I identify six significant predictors based on my analysis.
Full pdf report: https://bit.ly/2VhfMLD
Data Source
Data source: Home Credit Group, Kaggle
Exploratory Data Analysis

Missing Values Imputation
OWN_CAR_AGE and AMR_REQ_CREDOT_BUREAU_SUM are the two columns that contain missing values in the dataset. I used the mice package to conduct missing value imputation to generate complete datasets. For the imputation method, I chose cart, instead of the default method. I have tried to use the default method to impute missing values; however, it returned the following error "system is computationally singular". The cause of the problem here could probably be the large number of unbalanced factor variables, such as NAME_CONTRACT_TYPE, NAME_TYPE_SUITE and NAME_EDUCATION_TYPE, in the dataset. When these variables are turned into dummy variables, there’s a high probability that one column is a linear combination of another. As the default imputation methods are parametric, which involve linear regression, this would result in a X matrix that cannot be inverted. Therefore, I considered to change the imputation method to Classification and Regression Trees (CART) that is not stochastic and non-parametric, which require no X matrix inversion.
Model Interpretation
After examining all the possible pairs of variables that could have interaction effects; furthermore, there’s no evidence suggests a logarithm or quadratic transformation on variables, therefore, the base model should be our ultimate model. The AUC is 0.6993.
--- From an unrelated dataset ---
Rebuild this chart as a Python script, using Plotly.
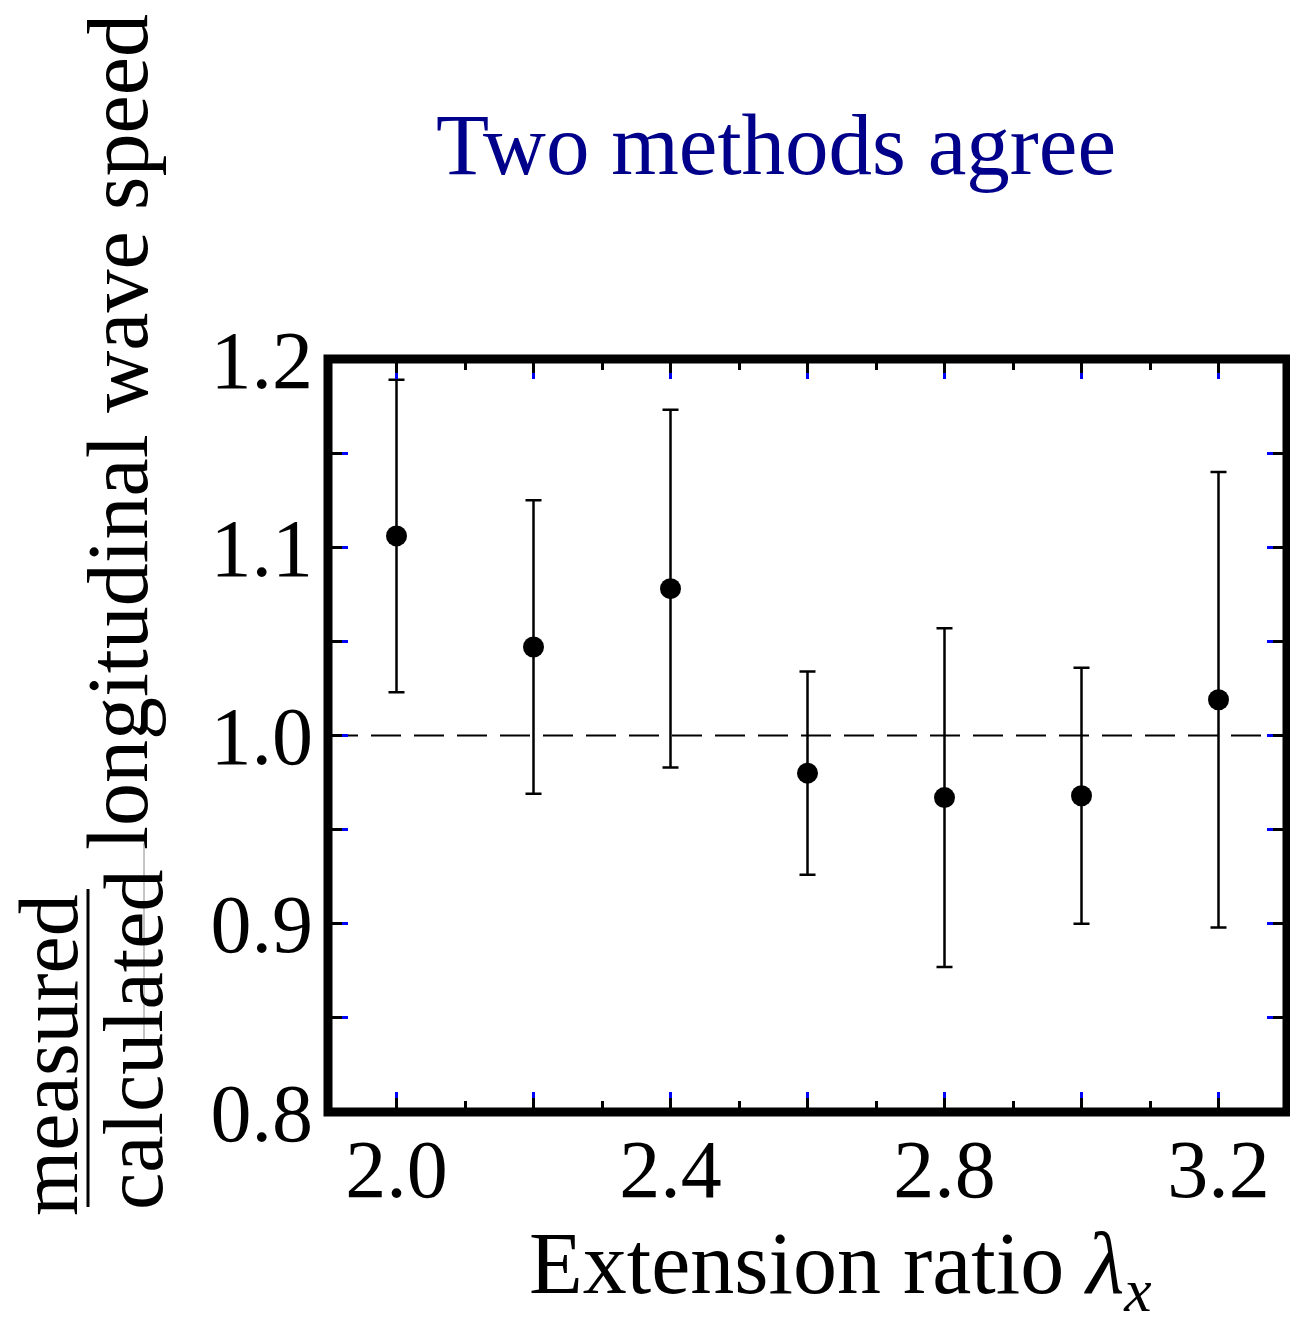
import plotly.graph_objects as go

# ---- data ----
extension_ratio = [2.0, 2.2, 2.4, 2.6, 2.8, 3.0, 3.2]
speed_ratio = [1.106, 1.047, 1.078, 0.980, 0.967, 0.968, 1.019]
speed_err = [0.083, 0.078, 0.095, 0.054, 0.090, 0.068, 0.121]

x_tickvals = [2.0, 2.2, 2.4, 2.6, 2.8, 3.0, 3.2]
x_ticktext = ["2.0", "", "2.4", "", "2.8", "", "3.2"]
y_tickvals = [0.8, 0.85, 0.9, 0.95, 1.0, 1.05, 1.1, 1.15, 1.2]
y_ticktext = ["0.8", "", "0.9", "", "1.0", "", "1.1", "", "1.2"]
x_range = [1.9, 3.3]
y_range = [0.8, 1.2]

W, H = 1290, 1317
L, R, T, B = 328, 1287, 359, 1112  # plot area pixels (frame line centres)

def px(xp):
    return (xp - L) / (R - L)

def py(yp):
    return (B - yp) / (B - T)

FONT = "Liberation Serif"

fig = go.Figure()
fig.add_trace(go.Scatter(
    x=extension_ratio, y=speed_ratio, mode="markers",
    marker=dict(symbol="circle", size=21, color="black"),
    error_y=dict(type="data", array=speed_err, visible=True,
                 color="black", thickness=2.5, width=8),
    showlegend=False,
))
# invisible trace so the overlay axes (black inner part of major ticks) are drawn
fig.add_trace(go.Scatter(x=[x_range[0]], y=[y_range[0]], xaxis="x2", yaxis="y2",
                         mode="markers", marker=dict(opacity=0), showlegend=False,
                         hoverinfo="skip"))

fig.add_shape(type="line", xref="paper", yref="y", x0=0, x1=1, y0=1.0, y1=1.0,
              line=dict(color="black", width=2, dash="30px,13px"), layer="below")

tickfont = dict(family=FONT, size=82, color="black")

fig.update_layout(
    xaxis=dict(range=x_range, tickmode="array", tickvals=x_tickvals, ticktext=x_ticktext,
               showgrid=False, zeroline=False, showline=False, mirror="allticks",
               ticks="inside", tickcolor="#0000ff", tickwidth=2.5, ticklen=20,
               tickfont=tickfont, ticklabelstandoff=2,
               minor=dict(tickmode="linear", tick0=2.0, dtick=0.1, ticks="inside",
                          ticklen=11, tickwidth=2.5, tickcolor="black")),
    yaxis=dict(range=y_range, tickmode="array", tickvals=y_tickvals, ticktext=y_ticktext,
               showgrid=False, zeroline=False, showline=False, mirror="allticks",
               ticks="inside", tickcolor="#0000ff", tickwidth=2.5, ticklen=20,
               tickfont=tickfont, ticklabelstandoff=14),
    xaxis2=dict(range=x_range, overlaying="x", anchor="y2", tickmode="array",
                tickvals=x_tickvals, ticktext=[""] * len(x_tickvals),
                showgrid=False, zeroline=False, showline=False, mirror="allticks",
                ticks="inside", tickcolor="black", tickwidth=2.5, ticklen=14),
    yaxis2=dict(range=y_range, overlaying="y", anchor="x2", tickmode="array",
                tickvals=y_tickvals, ticktext=[""] * len(y_tickvals),
                showgrid=False, zeroline=False, showline=False, mirror="allticks",
                ticks="inside", tickcolor="black", tickwidth=2.5, ticklen=14),
)

# thick frame
fig.add_shape(type="rect", xref="paper", yref="paper", x0=0, x1=1, y0=0, y1=1,
              line=dict(color="black", width=9), layer="above")

ann = []
ann.append(dict(text="Two methods agree", x=px(776), y=py(144), xref="paper", yref="paper",
                showarrow=False, font=dict(family=FONT, size=87, color="#00008b"),
                xanchor="center", yanchor="middle"))
ann.append(dict(text="Extension ratio <i>λ</i><sub><i>x</i></sub>", x=px(840), y=py(1269),
                xref="paper", yref="paper", showarrow=False,
                font=dict(family=FONT, size=88, color="black"),
                xanchor="center", yanchor="middle"))
ann.append(dict(text="longitudinal wave speed", x=px(118), y=py(432), xref="paper",
                yref="paper", showarrow=False, textangle=-90,
                font=dict(family=FONT, size=86, color="black"),
                xanchor="center", yanchor="middle"))
ann.append(dict(text="measured", x=px(48), y=py(1055), xref="paper", yref="paper",
                showarrow=False, textangle=-90,
                font=dict(family=FONT, size=84, color="black"),
                xanchor="center", yanchor="middle"))
ann.append(dict(text="calculated", x=px(133), y=py(1040), xref="paper", yref="paper",
                showarrow=False, textangle=-90,
                font=dict(family=FONT, size=84, color="black"),
                xanchor="center", yanchor="middle"))
fig.update_layout(annotations=ann)

# fraction bar
fig.add_shape(type="line", xref="paper", yref="paper", x0=px(88), x1=px(88),
              y0=py(889), y1=py(1207), line=dict(color="black", width=3))
# faint stray rule crossing "calculated" as in the reference
fig.add_shape(type="line", xref="paper", yref="paper", x0=px(144), x1=px(144),
              y0=py(843), y1=py(1040), line=dict(color="#8a8a8a", width=1))

fig.update_layout(width=W, height=H, margin=dict(l=L, r=W - R, t=T, b=H - B),
                  plot_bgcolor="white", paper_bgcolor="white")

fig.write_html("out.html")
Significant predictors: - CODE_GENDERM - NAME_CONTRACT_TYPERevolving loans - FLAG_OWN_CARY - DAYS_BIRTH - DAYS_EMPLOYED - OCCUPATION_TYPEWaiters/barmen staff - CNT_FAM_MEMBERS6 - ORGANIZATION_TYPERealtor - ORGANIZATION_TYPEXNA - AMR_REQ_CREDIT_BUREAU_SUM8
Model Limitation
The limitation of this logistic regressino model includes the following: - I cannot do extrapolation for prediction that is our of the range that I use to form the logistic regression model. - The predictability of this model is relatively week as most p-values are quite large. - The predictability is subject to the choice of threshold.